Lalu casting. Lagi-lagi ini tak singkat, juga tak mudah. Mbak Helvy amat jeli menyeleksi aktor yang paling tepat mewakili tokoh Mas Gagah. Dan akhirnya, diperolehnya Hamas Syahid Izzudin yang dirasa paling pas menjadi visualisasi tokoh Mas Gagah. Hamas adalah mahasiswa Universitas Airlangga Surabaya yang juga seorang penguhasa muda berparas tampan. Selain itu, Hamas juga seorang penghafal Quran. Latar belakang inilah yang sepertinya membuat Mbak Helvy memilih Hamas sebagai Mas Gagah.

Karena diproduksi secara indie, film ini perlu proses khusus hingga akhirnya bisa tayang di bioskop. Tidak semua bioskop mau memutarnya. Namun, bagi saya ini justru menarik karena berbeda dengan film pada umumnya. Jauh-jauh hari saya harus meluangkan waktu khusus untuk melihat jadwal dan lokasi penayangan film ini. Dengan begini, penantian saya justru menjadi lebih berwarna walaupun di sisi lain saya semakin resah oleh rasa penasaran.

Beberapa tiket juga dijual secara early bird dengan harga lebih mahal dari biasanya. Keuntungan dari margin harga ini didonasikan sebagai dana kemanusiaan bagi rakyat Palestina dan dana pendidikan untuk anak-anak di Indonesia timur. Ini semakin menegaskan bahwa Mbak Helvy dan orang-orang di balik film ini memang punya misi yang tak sekedar mencari untung semata.
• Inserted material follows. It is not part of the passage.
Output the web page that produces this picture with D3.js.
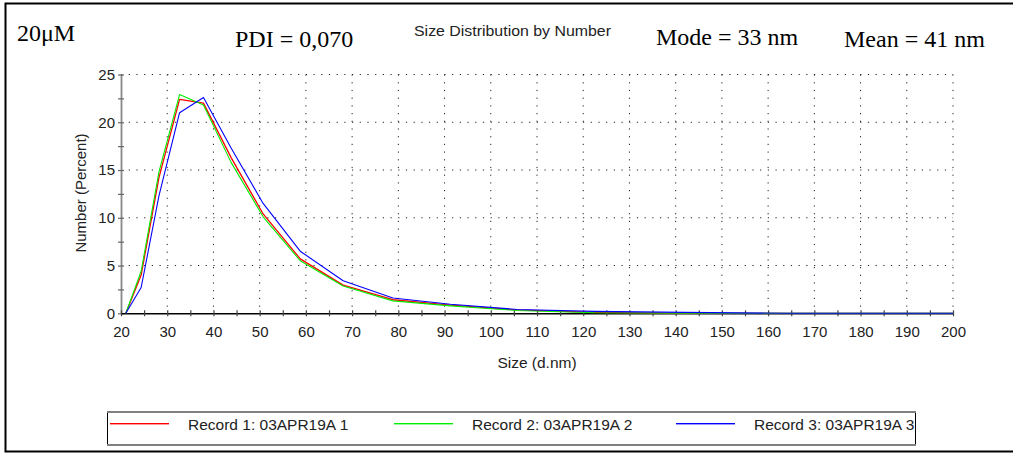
<!DOCTYPE html>
<html>
<head>
<meta charset="utf-8">
<script src="https://cdn.jsdelivr.net/npm/d3@7/dist/d3.min.js"></script>
<style>
  html, body { margin: 0; padding: 0; background: #fff; }
  svg { display: block; }
</style>
</head>
<body>
<svg id="chart" width="1013" height="453"></svg>
<script>
// ---- data ----
const sizes = [21.04, 24.36, 28.21, 32.67, 37.84, 43.82, 50.75, 58.77, 68.06, 78.82, 91.28, 105.7, 122.4, 141.8, 164.2, 190.1, 220.2];
const record1 = [0, 4.0, 14.2, 22.4, 22.0, 16.3, 10.4, 5.7, 2.95, 1.42, 0.85, 0.35, 0.1, 0, 0, 0, 0];
const record2 = [0, 4.4, 14.8, 22.9, 21.8, 15.8, 10.1, 5.5, 2.85, 1.3, 0.78, 0.3, 0.05, 0, 0, 0, 0];
const record3 = [0, 2.7, 12.3, 21.0, 22.6, 17.3, 11.5, 6.5, 3.4, 1.6, 0.95, 0.4, 0.2, 0.1, 0, 0, 0];
const seriesNames = ["Record 1: 03APR19A 1", "Record 2: 03APR19A 2", "Record 3: 03APR19A 3"];
const seriesColors = ["#ff0000", "#00ee00", "#0000ff"];
const xTicks = [20, 30, 40, 50, 60, 70, 80, 90, 100, 110, 120, 130, 140, 150, 160, 170, 180, 190, 200];
const yTicks = [0, 5, 10, 15, 20, 25];
const titleText = "Size Distribution by Number";
const annotations = ["20μM", "PDI = 0,070", "Mode = 33 nm", "Mean = 41 nm"];

// ---- layout ----
const svg = d3.select("#chart");
const pL = 121, pR = 953, pT = 74.5, pB = 313.3;
const x = d3.scaleLinear().domain([20, 200]).range([pL, pR]);
const y = d3.scaleLinear().domain([0, 25]).range([pB, pT]);

const sans = "'Liberation Sans', Arial, sans-serif";
const serif = "'Liberation Serif', 'Times New Roman', serif";

// outer frame
svg.append("path")
  .attr("d", "M1013,3.5 H5.5 V451.5 H1013")
  .attr("fill", "none").attr("stroke", "#000").attr("stroke-width", 2);

// annotations
svg.append("text").attr("x", 17).attr("y", 41).attr("font-family", serif).attr("font-size", 24).attr("fill", "#000").text(annotations[0]);
svg.append("text").attr("x", 235).attr("y", 47).attr("font-family", serif).attr("font-size", 24).attr("fill", "#000").text(annotations[1]);
svg.append("text").attr("x", 656).attr("y", 45).attr("font-family", serif).attr("font-size", 24).attr("fill", "#000").text(annotations[2]);
svg.append("text").attr("x", 844).attr("y", 47).attr("font-family", serif).attr("font-size", 24).attr("fill", "#000").text(annotations[3]);
svg.append("text").attr("x", 414).attr("y", 36).attr("font-family", sans).attr("font-size", 14.5).attr("fill", "#222")
  .attr("textLength", 197).attr("lengthAdjust", "spacingAndGlyphs").text(titleText);

// gridlines
const grid = svg.append("g");
grid.selectAll("line.v").data(xTicks.filter(d => d > 20)).join("line").attr("class", "v")
  .attr("x1", d => x(d)).attr("x2", d => x(d)).attr("y1", pT).attr("y2", pB)
  .attr("stroke", "#222").attr("stroke-width", 1).attr("stroke-dasharray", "1.2,6.5");
grid.selectAll("line.h").data(yTicks.filter(d => d > 0)).join("line").attr("class", "h")
  .attr("x1", pL).attr("x2", pR).attr("y1", d => y(d)).attr("y2", d => y(d))
  .attr("stroke", "#222").attr("stroke-width", 1).attr("stroke-dasharray", "1.2,6.5");

// y axis
const yAxis = d3.axisLeft(y).tickValues(d3.range(0, 25.01, 2.5)).tickSize(0)
  .tickFormat(d => yTicks.includes(d) ? d : "");
const gy = svg.append("g").attr("transform", `translate(${pL},0)`).call(yAxis);
gy.select(".domain").attr("stroke", "#888").attr("stroke-width", 1.8);
gy.selectAll(".tick line").attr("x1", -3).attr("x2", 3).attr("stroke", "#666").attr("stroke-width", 1.2);
gy.selectAll(".tick text").attr("x", -6).attr("font-family", sans).attr("font-size", 15).attr("fill", "#222");

// x axis
const xAxis = d3.axisBottom(x).tickValues(d3.range(20, 200.01, 5)).tickSize(0)
  .tickFormat(d => xTicks.includes(d) ? d : "");
const gx = svg.append("g").attr("transform", `translate(0,${pB})`).call(xAxis);
gx.select(".domain").attr("stroke", "#000").attr("stroke-width", 1.5);
gx.selectAll(".tick line").attr("y1", -3).attr("y2", 3).attr("stroke", "#444").attr("stroke-width", 1.2);
gx.selectAll(".tick text").attr("y", 13).attr("font-family", sans).attr("font-size", 15).attr("fill", "#222");

// axis titles
svg.append("text").attr("x", 537).attr("y", 368).attr("text-anchor", "middle")
  .attr("font-family", sans).attr("font-size", 15.5).attr("fill", "#222").text("Size (d.nm)");
svg.append("text").attr("transform", "translate(86,193) rotate(-90)").attr("text-anchor", "middle")
  .attr("font-family", sans).attr("font-size", 15).attr("fill", "#222").text("Number (Percent)");

// clip
svg.append("clipPath").attr("id", "plotclip").append("rect")
  .attr("x", pL).attr("y", pT - 5).attr("width", pR - pL).attr("height", pB - pT + 10);

// lines
const allSeries = [record1, record2, record3];
const lineGen = d3.line().x((d, i) => x(sizes[i])).y(d => y(d));
const lg = svg.append("g").attr("clip-path", "url(#plotclip)");
allSeries.forEach((vals, k) => {
  lg.append("path").datum(vals).attr("d", lineGen).attr("fill", "none")
    .attr("stroke", seriesColors[k]).attr("stroke-width", k === 0 ? 1.3 : 1.1)
    .attr("stroke-linejoin", "round");
});

// legend
const legend = svg.append("g");
legend.append("rect").attr("x", 107.5).attr("y", 412).attr("width", 808).attr("height", 33)
  .attr("fill", "#fff").attr("stroke", "#000").attr("stroke-width", 1);
legend.append("line").attr("x1", 107).attr("x2", 916).attr("y1", 412).attr("y2", 412).attr("stroke", "#808080").attr("stroke-width", 2);
legend.append("line").attr("x1", 107).attr("x2", 916).attr("y1", 445).attr("y2", 445).attr("stroke", "#808080").attr("stroke-width", 2);
const legX = [110, 394, 676];
seriesNames.forEach((name, k) => {
  legend.append("rect").attr("x", legX[k]).attr("y", 423).attr("width", 59).attr("height", 1.4)
    .attr("fill", seriesColors[k]).attr("stroke", "none");
  legend.append("text").attr("x", legX[k] + 78).attr("y", 429.5).attr("font-family", sans)
    .attr("font-size", 15.5).attr("fill", "#222").text(name);
});
</script>
</body>
</html>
Ada nilai kemanusiaan, pendidikan dan tentu saja syiar Islam yang mereka sematkan dalam karya mereka ini.

Akhirnya, Mas Gagah dan adik manisnya, Gita tervisualisasikan. Dan menurut saya, mereka tervisualisasikan dengan sangat ciamik. Karakter mereka terbangun dengan sangat kuat. Walaupun Hamas dan Aquino Umar (pemeran Gita) masih pendatang baru di perfilman tanah air, kemampuan acting mereka perlu kita apresiasi. Acting mereka yang didukung oleh para aktor profesional sebagai figuran semakin membuat film ini terkemas dan tersaji dengan sangat apik.

Lalu, pertanyaannya adalah apakah tujuan film ini sebagai media syiar Islam sudah terpenuhi? Bagi saya pribadi, iya. Film ini tidak hanya sekedar membuat penontonnya tau tentang sesuatu yang baru, tapi juga mampu menggerakkan mereka untuk berbuat sesuatu yang lebih baik. Dari adegan mas Gagah ber-muroja'ah Surat Ar-Rahman misalnya, saya menjadi tidak sekedar tau bahwa waktu-waktu luang (seperti saat sedang berkendara) perlu diisi dengan hal-hal baik seperti mengulang hafalan Quran, tapi saya juga tergerak untuk memperbaiki dan menambah hafalan saya setelah menyaksikan adegan Mas Gagah itu.

Jadi, apakah kamu sudah nonton film ini dan merasakan manfaatnya?